Based on all of that, and considering that he hasn’t logged a ton of minutes, it’s not unreasonable to think that he could rip off another big game in this series. We’re talking about a guy with three rings and a hell of a lot of playoff experience. This is where he thrives.
For all the talk of the Sixers playing smaller lineups with Ersan Ilyasova and Dario Saric as a 5/4 combination, there really hasn’t been much of a drop off on the glass.
Ilyasova has 25 rebounds through games one and two, more than any other player on either squad. He pulled 6 off the offensive glass in game two alone, and according to NBA tracking stats, those boards came from 9 offensive rebounding chances (ORBC), so he was successful on 66% of his rebounding opportunities off missed shots.
Coming into the series, Miami was 9th in the NBA at disallowing second chance points, just 11.7 per game. But the Sixers poured in 27 of ’em in game two.
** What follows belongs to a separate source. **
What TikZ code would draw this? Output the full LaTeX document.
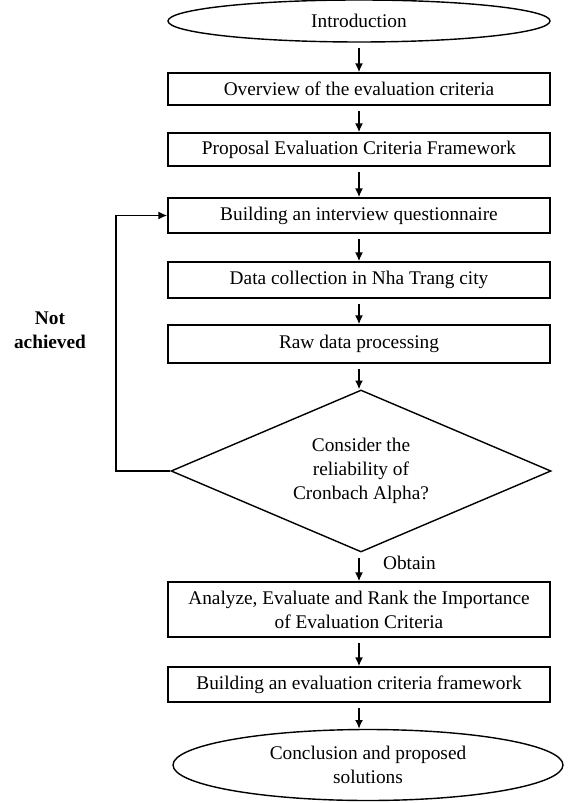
\documentclass[tikz,border=0pt]{standalone}
\usepackage{fontspec}
\setmainfont{Liberation Serif}
\usetikzlibrary{arrows.meta,shapes.geometric,positioning}

\tikzset{
  stepbox/.style={draw,line width=0.9pt,minimum width=7.64cm,inner sep=0pt,align=center},
  terminal/.style={draw,ellipse,line width=0.8pt,inner sep=0pt,align=center},
  decision/.style={draw,diamond,aspect=2.35,line width=0.8pt,inner sep=0pt,align=center},
  arr/.style={-{Latex[length=5pt,width=4.5pt]},line width=0.8pt,shorten <=3pt}
}

\begin{document}
\begin{tikzpicture}[font=\fontsize{11}{13.6}\selectfont]
  \useasboundingbox (0,0) rectangle (11.34,-16.06);
  % main column
  \node[terminal,minimum width=7.64cm,minimum height=0.84cm] (intro) at (7.18,-0.42) {Introduction};
  \node[stepbox,minimum height=0.64cm] (b1) at (7.18,-1.78) {Overview of the evaluation criteria};
  \node[stepbox,minimum height=0.66cm] (b2) at (7.18,-2.99) {Proposal Evaluation Criteria Framework};
  \node[stepbox,minimum height=0.70cm] (b3) at (7.18,-4.31) {Building an interview questionnaire};
  \node[stepbox,minimum height=0.72cm] (b4) at (7.18,-5.60) {Data collection in Nha Trang city};
  \node[stepbox,minimum height=0.76cm] (b5) at (7.18,-6.88) {Raw data processing};
  \node[decision,minimum width=7.6cm,minimum height=3.24cm] (dec) at (7.22,-9.42)
     {Consider the\\ reliability of\\ Cronbach Alpha?};
  \node[stepbox,minimum height=1.10cm] (b6) at (7.18,-12.19)
     {Analyze, Evaluate and Rank the Importance\\ of Evaluation Criteria};
  \node[stepbox,minimum height=0.70cm] (b7) at (7.18,-13.69) {Building an evaluation criteria framework};
  \node[terminal,minimum width=7.8cm,minimum height=1.42cm] (concl) at (7.36,-15.30)
     {Conclusion and proposed\\ solutions};
  % labels
  \node[font=\fontsize{11}{13.6}\selectfont\bfseries,align=center] (nach) at (1.0,-6.61) {Not\\ achieved};
  \node[anchor=west,inner sep=1pt] (obt) at (7.62,-11.26) {Obtain};
  \coordinate (bend) at (2.32,-6.6);
  % arrows
  \draw[arr] (intro) -- (b1);
  \draw[arr] (b1) -- (b2);
  \draw[arr] (b2) -- (b3);
  \draw[arr] (b3) -- (b4);
  \draw[arr] (b4) -- (b5);
  \draw[arr] (b5.south) -- (b5.south |- dec.north);
  \draw[arr] (dec.south -| b6.north) -- (b6.north);
  \draw[arr] (b6) -- (b7);
  \draw[arr] (b7.south) -- (b7.south |- concl.north);
  \draw[arr,shorten <=0pt] (dec.west) -| (bend) |- (b3.west);
\end{tikzpicture}
\end{document}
Part of that, of course, is that they missed a lot of their first attempts. You can’t get offensive rebounds if you aren’t putting up bricks in the first place, but watch for that tonight and see if Philly can again be successful on the glass despite playing small and keeping stretch bigs on the floor. Spoelstra has turned to Kelly Olynyk frequently and has had more success with him on the floor. That keeps Whiteside on the bench, but like I said, it’s not like he’s changing the game when he’s out there.
5. Playing inside to outside
Miami showed some full court press in the second quarter of game two, which really threw the Sixers off their rhythm.
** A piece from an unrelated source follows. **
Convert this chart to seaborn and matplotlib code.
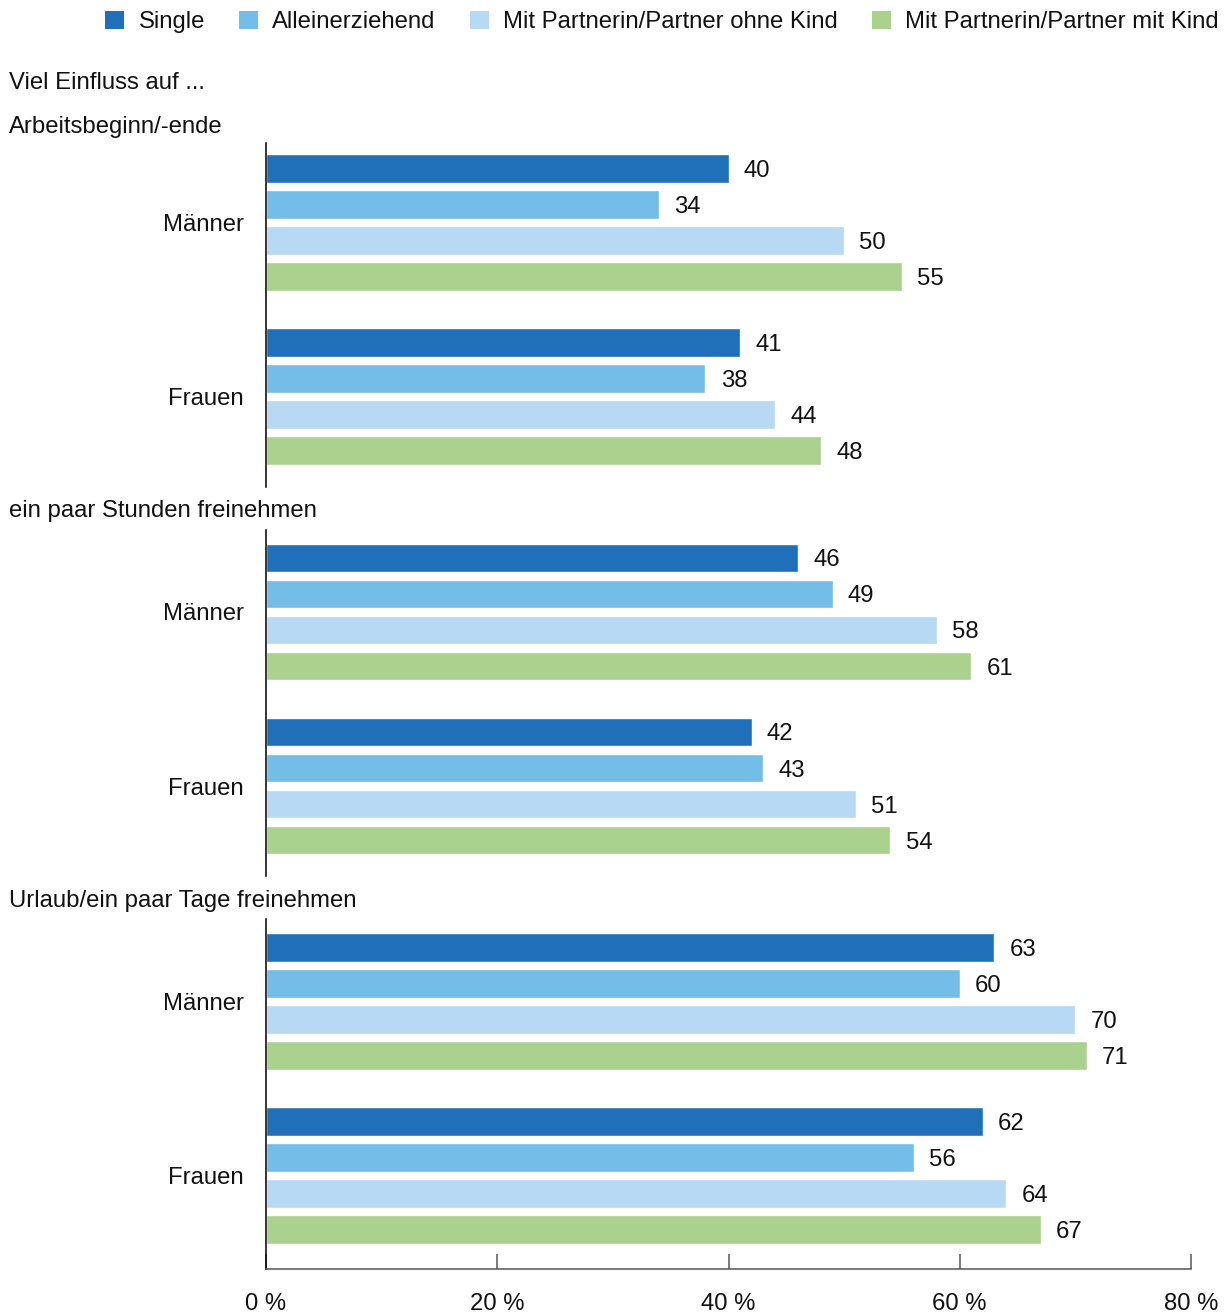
import numpy as np
import pandas as pd
import matplotlib.pyplot as plt
import seaborn as sns
from matplotlib.patches import Patch

sns.set_style("white")
plt.rcParams['font.family'] = ['Liberation Sans', 'DejaVu Sans']

# data
gruppen = ["Single", "Alleinerziehend", "Mit Partnerin/Partner ohne Kind", "Mit Partnerin/Partner mit Kind"]
geschlecht = ["Männer", "Frauen"]
panels = ["Arbeitsbeginn/-ende", "ein paar Stunden freinehmen", "Urlaub/ein paar Tage freinehmen"]
arbeitszeit_m = [40, 34, 50, 55]
arbeitszeit_f = [41, 38, 44, 48]
stunden_m = [46, 49, 58, 61]
stunden_f = [42, 43, 51, 54]
urlaub_m = [63, 60, 70, 71]
urlaub_f = [62, 56, 64, 67]
xticks = [0, 20, 40, 60, 80]
xticklabels = ["0 %", "20 %", "40 %", "60 %", "80 %"]
colors = ["#1f70b8", "#75bde9", "#b7d9f4", "#abd18f"]

werte = [(arbeitszeit_m, arbeitszeit_f), (stunden_m, stunden_f), (urlaub_m, urlaub_f)]

W, H = 1230, 1313
fig = plt.figure(figsize=(W / 100, H / 100), dpi=100)
fs = 17.2

# axes boxes in pixels: (top, bottom, ylim_top, ylim_bottom)
boxes = [(143, 487, -0.457, 1.520), (530, 876, -0.471, 1.517), (919, 1269, -0.474, 1.537)]
title_base = [133, 517, 907]
left, right = 266, 1191

for i, (name, (m, f)) in enumerate(zip(panels, werte)):
    top, bot, y0, y1 = boxes[i]
    ax = fig.add_axes([left / W, 1 - bot / H, (right - left) / W, (bot - top) / H])
    df = pd.DataFrame({
        "Geschlecht": ["Männer"] * 4 + ["Frauen"] * 4,
        "Gruppe": gruppen * 2,
        "Wert": m + f,
    })
    sns.barplot(data=df, x="Wert", y="Geschlecht", hue="Gruppe", order=geschlecht,
                hue_order=gruppen, palette=colors, orient="h", width=0.828, gap=0.2,
                saturation=1, legend=False, ax=ax, err_kws={"linewidth": 0})
    for c in ax.containers:
        lbls = ax.bar_label(c, padding=11, fontsize=fs, color="#111111")
        for t in lbls:
            t.set_va("center_baseline")
    ax.set_xlim(0, 80)
    ax.set_ylim(y1, y0)
    ax.set_xlabel("")
    ax.set_ylabel("")
    for s in ["top", "right"]:
        ax.spines[s].set_visible(False)
    ax.spines["left"].set_color("black")
    ax.spines["left"].set_linewidth(1.1)
    ax.tick_params(axis="y", length=0, pad=16, labelsize=fs, labelcolor="#111111")
    if i < 2:
        ax.spines["bottom"].set_visible(False)
        ax.set_xticks([])
    else:
        ax.spines["bottom"].set_color("#555555")
        ax.spines["bottom"].set_linewidth(1.1)
        ax.set_xticks(xticks)
        ax.set_xticklabels(xticklabels)
        ax.tick_params(axis="x", bottom=True, direction="in", length=11, width=1.1, color="#555555",
                       pad=17, labelsize=fs, labelcolor="#111111")
    fig.text(9 / W, 1 - title_base[i] / H, name, fontsize=fs, ha="left", va="baseline", color="#111111")

fig.text(9 / W, 1 - 89 / H, "Viel Einfluss auf ...", fontsize=fs, ha="left", va="baseline", color="#111111")

handles = [Patch(facecolor=c, edgecolor="none") for c in colors]
fig.legend(handles, gruppen, loc="center", bbox_to_anchor=(662 / W, 1 - 22 / H), ncol=4,
           frameon=False, fontsize=fs, handlelength=0.8, handleheight=0.8,
           handletextpad=0.6, columnspacing=1.42, borderpad=0, labelcolor="#111111")

fig.savefig("out.png", dpi=100)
One of the ways to combat that, instead of screening off the ball to get shooters open, is to throw screens at the ball-handler to alleviate higher defensive pick-up points.
This is what I mean:
Redick’s back screen there causes some confusion, with James Johnson sticking to Simmons and Josh Richardson switching instead. JJ slides out to hit the team’s second successful three-pointer on 14 tries.
This plays well to the Sixers’ strengths, because if Miami switches there, Simmons can go down and post up the smaller Richardson while Redick has a slower and bigger guy on him. They can’t pester your point guard on the perimeter if he’s 6’10” and possessing the ball on the low block instead:
If you watched Villanova at all this year, you saw Jalen Brunson do this. He’s not 6’10”, but he did a nice job of posting up similarly sized guards and then allowing his shooters to fan out on the perimeter.
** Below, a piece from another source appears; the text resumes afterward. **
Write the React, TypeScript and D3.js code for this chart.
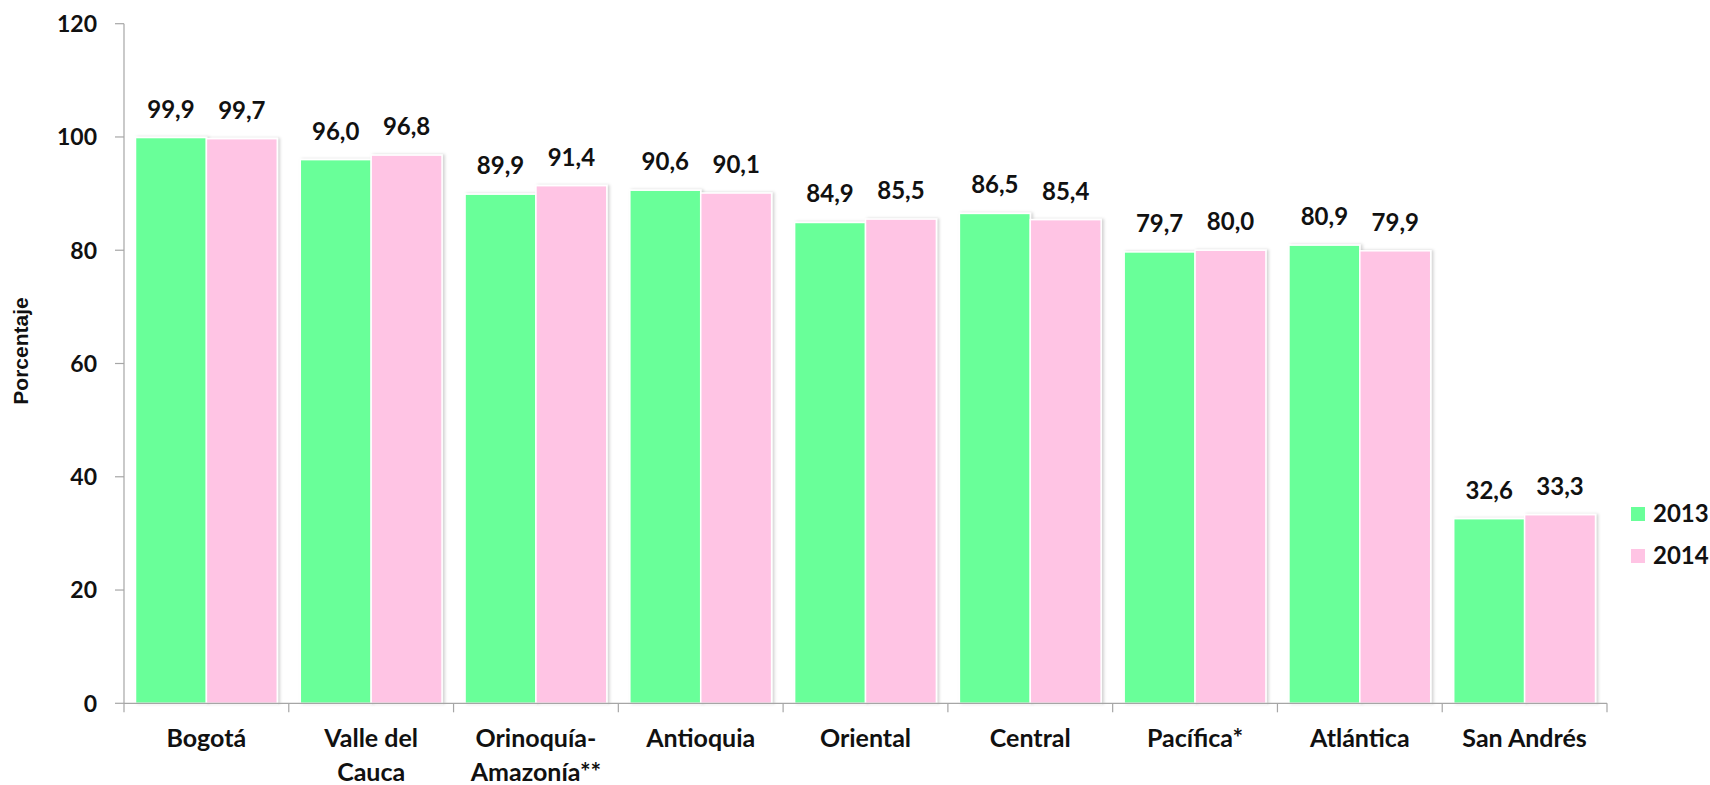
import React from "react";
import * as d3 from "d3";

const categories: string[][] = [
  ["Bogotá"],
  ["Valle del", "Cauca"],
  ["Orinoquía-", "Amazonía**"],
  ["Antioquia"],
  ["Oriental"],
  ["Central"],
  ["Pacífica*"],
  ["Atlántica"],
  ["San Andrés"],
];
const series = ["2013", "2014"];
const values2013 = [99.9, 96.0, 89.9, 90.6, 84.9, 86.5, 79.7, 80.9, 32.6];
const values2014 = [99.7, 96.8, 91.4, 90.1, 85.5, 85.4, 80.0, 79.9, 33.3];
const yTicks = [0, 20, 40, 60, 80, 100, 120];
const colors = ["#69ff99", "#ffc4e4"];

const W = 1710;
const H = 785;
const left = 124;
const right = 1607;
const top = 23.7;
const bottom = 703.3;
const FONT = "Lato, 'Open Sans', sans-serif";

export default function App() {
  const keys = categories.map((c) => c.join(" "));
  const x = d3.scaleBand<string>().domain(keys).range([left, right]);
  const y = d3.scaleLinear().domain([0, 120]).range([bottom, top]);
  const inner = d3
    .scaleBand<string>()
    .domain(series)
    .range([11.5, x.bandwidth() - 11.5]);
  const data = [values2013, values2014];
  const fmt = (v: number) => v.toFixed(1).replace(".", ",");
  const axisColor = "#a6a6a6";

  return (
    <svg
      width={W}
      height={H}
      style={{ position: "absolute", left: 0, top: 0, background: "#fff" }}
    >
      <defs>
        <filter id="sh" x="-10%" y="-10%" width="130%" height="120%">
          <feDropShadow dx="2" dy="0" stdDeviation="1.5" floodColor="#000" floodOpacity="0.18" />
        </filter>
      </defs>
      {keys.map((k, i) => (
        <g key={k}>
          {series.map((s, si) => {
            const v = data[si][i];
            const bx = (x(k) as number) + (inner(s) as number);
            return (
              <g key={s}>
                <rect
                  x={bx}
                  y={y(v)}
                  width={inner.bandwidth()}
                  height={bottom - y(v)}
                  fill={colors[si]}
                  stroke="#fff"
                  strokeWidth={1.5}
                  filter="url(#sh)"
                />
                <text
                  x={bx + inner.bandwidth() / 2}
                  y={y(v) - 20}
                  textAnchor="middle"
                  fontFamily={FONT}
                  fontWeight="bold"
                  fontSize={24}
                  fill="#111"
                >
                  {fmt(v)}
                </text>
              </g>
            );
          })}
        </g>
      ))}
      <line x1={left} x2={left} y1={top} y2={bottom} stroke={axisColor} strokeWidth={1.2} />
      {yTicks.map((t) => (
        <g key={t}>
          <line x1={left - 9} x2={left} y1={y(t)} y2={y(t)} stroke={axisColor} strokeWidth={1.2} />
          <text
            x={97}
            y={y(t)}
            dy="0.36em"
            textAnchor="end"
            fontFamily={FONT}
            fontWeight="bold"
            fontSize={23}
            fill="#111"
          >
            {t}
          </text>
        </g>
      ))}
      <line x1={left} x2={right} y1={bottom} y2={bottom} stroke={axisColor} strokeWidth={1.2} />
      {keys.map((k) => (
        <line
          key={"t" + k}
          x1={x(k) as number}
          x2={x(k) as number}
          y1={bottom}
          y2={bottom + 9}
          stroke={axisColor}
          strokeWidth={1.2}
        />
      ))}
      <line x1={right} x2={right} y1={bottom} y2={bottom + 9} stroke={axisColor} strokeWidth={1.2} />
      {categories.map((lines, i) => (
        <text
          key={"c" + i}
          textAnchor="middle"
          fontFamily={FONT}
          fontWeight="bold"
          fontSize={25}
          fill="#111"
        >
          {lines.map((ln, li) => (
            <tspan key={li} x={(x(keys[i]) as number) + x.bandwidth() / 2} y={747 + li * 34}>
              {ln}
            </tspan>
          ))}
        </text>
      ))}
      <text
        transform="translate(28,351) rotate(-90)"
        textAnchor="middle"
        fontFamily="'Liberation Sans', Arial, sans-serif"
        fontWeight="bold"
        fontSize={21}
        fill="#111"
      >
        Porcentaje
      </text>
      {series.map((s, si) => (
        <g key={"l" + s}>
          <rect x={1631} y={507 + si * 42} width={14} height={14} fill={colors[si]} />
          <text
            x={1653}
            y={522 + si * 42}
            fontFamily={FONT}
            fontWeight="bold"
            fontSize={24}
            fill="#111"
          >
            {s}
          </text>
        </g>
      ))}
    </svg>
  );
}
That shot above was Redick’s only three pointer of the game. He missed his other six attempts, most of which involved a lot of legwork, him running horizontally off screens while Miami went over the top and tried to prevent easy looks. In this case, Redick was working vertically and popping out to the line, instead of trying to lose a pesky defender by dragging him sideways.
The only other instance I saw of inside-to-outside passing with Redick was here:
No screen there, and it might have been a broken play, but Redick is popping to the perimeter off some 1/2 action, which gets him a decent enough look.
So keep an eye on how the Sixers look to get their shooters open in game three against a more physical team that really wants to go over screens. High defensive pressure makes opponents ripe for backside picks and a high/low passing game, and you can probably rag them on a UCLA cut or two. If Embiid plays, you can dump it down to him in the post and let him either work 1v1 or pass out of late double teams in that inside-to-outside fashion.
More than anything, they just need to hit their open shots and they’ll be fine, with or without Joel.